Pete Dunne's Tales of a Low-Rent Birder is subtitled 19 Flight of Fancy by America's Second-Best-Known Bird-watcher. The book's forward comes from the best-known birder of the time, Roger Tory Peterson. Low-Rent Birder republishes 19 essays and articles which first appeared in birding newsletters and magazines from 1977 to 1985.
While I have thoroughly enjoyed other Dunne works, I found the 19 pieces in this book to be hit or miss, with more misses than hits. I love the poetic style he uses for factual essays, as in the wonderful "Overflight," which recounts an epic day of shorebird surveying over Delaware Bay via small aircraft. I could feel the excitement in the plane when staggering numbers of birds were spotted on Moore's Beach. Dunne also has a fantastic way of infusing humor into birding stories. I enjoyed "Birdathon '83 -- A Saab Story" -- but then I'm a sucker for an exciting Big Day tale. Another enjoyable piece is "First-Year Bird," which remarkably brings the reader in to the intimate world of a young and struggling Red-shouldered Hawk, without anthropomorphizing her at all.

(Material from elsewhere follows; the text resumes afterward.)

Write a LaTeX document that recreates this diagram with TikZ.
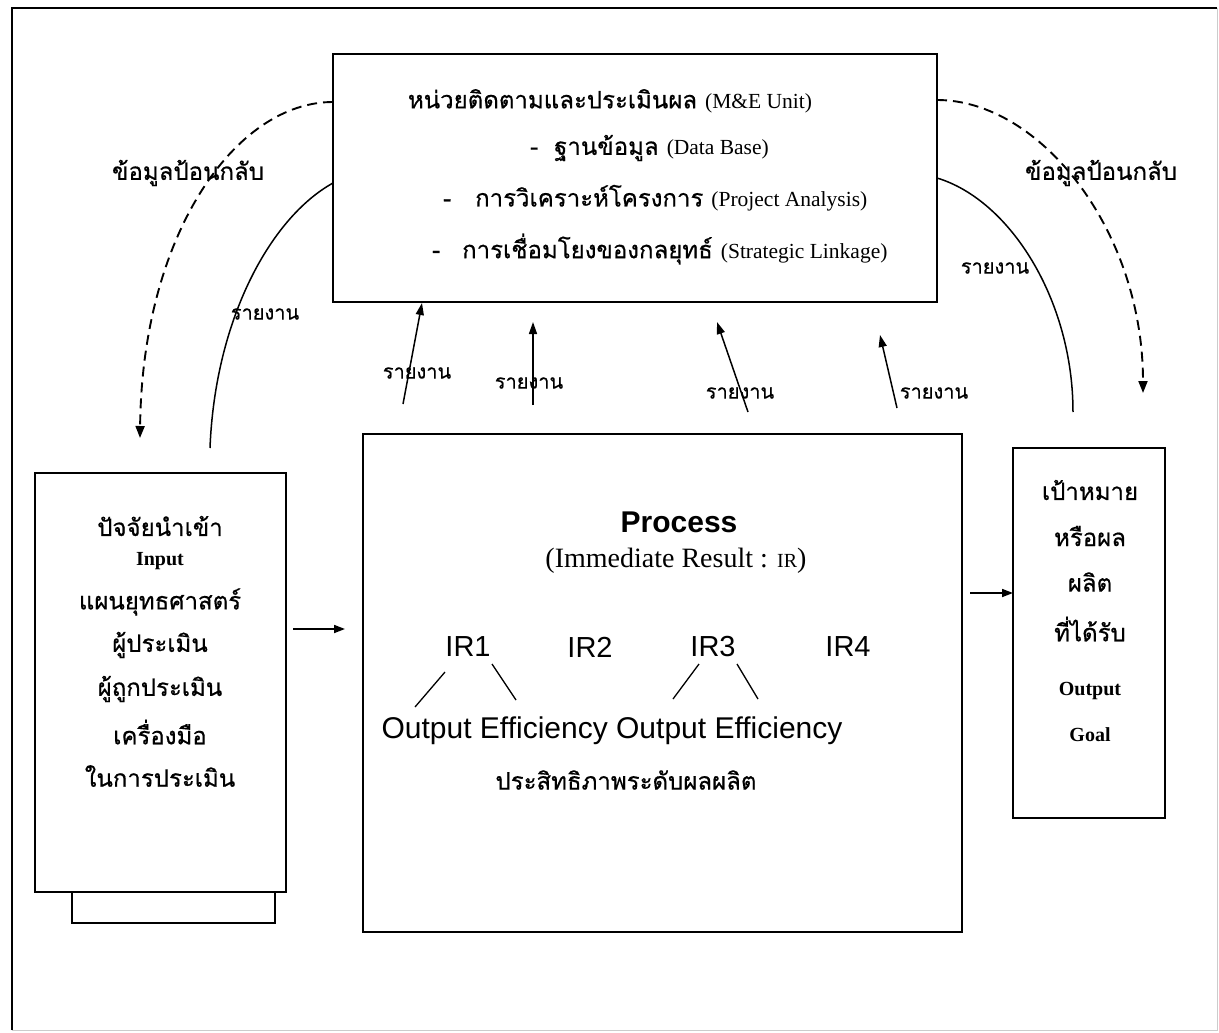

Whether told with tongue in cheek or not, the non-fiction essays are by far the most enjoyable in the book. However, several of the fictionalized tales fell flat for me. There is "SVAT," a fantastical story about the Species Verification Attack Team, a division of PABLUM, the Pure American Bird Listers Uber-Membership. At nearly 23 pages, its one of the longer stories in the book. With bad German accents and ridiculous character interactions, this was a struggle to read in its entirety. "The Legend of Jesse Mew" is another unsuccessful piece. Here we learn the story of a legendary Peregrine Falcon spotter, a man whose eyes are deformed, "the result of incalculable hours spent looking into the sun for towering Peregrines." Another goofy fiction tale that I just didn't enjoy at all.
So while I would gladly give a 5-finch rating to several stories, others barely warrant 1. Overall, then, I give Tales of a Low-Rent Birder 2.5 Goldfinches out of 5.